After three or four months, the personal injuries calls dried up, but the hassle wasn’t over. There was still the business of getting the coachwork on the car fixed, which I’d expected would take a couple of days at most. And so, in an honest world, it would do: it’s not like your car needs to be steeped in baby oil for a week before it’s ready for the panel-beating process. That job could have been finished in an afternoon.

But car insurance doesn’t work like that. The system is designed so that as many subsidiary industries as possible can get their snouts in the trough. The panel-beating company will arrange to have your car in for seven days when it only really needed one. This in turn benefits your insurer’s hire company partner, which rents you a vehicle on a like-for-like basis, and often can charge more than the actual repair of your car.

It did in my case: the repair costs were £997; the car hire costs £1,326. Would any of us have permitted such wanton extravagance if we’d been paying for it ourselves? I don’t think so. First, I would have insisted that my car was mended in a day (or a couple, max), as it should have been. Second, I would have rented the cheapest runaround possible, rather than forking out for the top-of-the-range beast that was imposed on me by my insurer to keep me going while I was deprived of my ordinary Skoda.

And guess where I got those repair figures? Only from the solicitor’s letter I had the other day informing me that Mark’s insurance company was contesting my claim — why, it was never explained — and that therefore this solicitor’s firm had been instructed to pursue it on my behalf at the rate of £200 per hour plus VAT. I wouldn’t have to pay this myself, the letter explained. My legal expenses insurance cover would indemnify me. Well great. But this money doesn’t come from nowhere, does it? It will end up, like all those fake whiplash claims, being used to drive up the cost of motor insurance for everyone else.

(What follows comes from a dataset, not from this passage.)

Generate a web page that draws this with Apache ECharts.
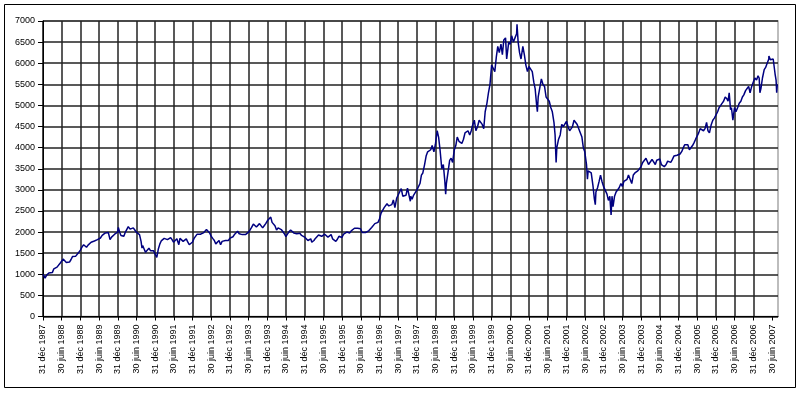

The average cost of fully comprehensive car insurance is now well over £1,000. If even half of that money is honestly earned and spent, I’d be amazed. Our motor insurance industry is run like a Mafia cartel and almost everyone involved should be thoroughly ashamed of themselves. The Office of Fair Trading claimed to have been investigating the problem three years ago. It doesn’t appear to have made much progress.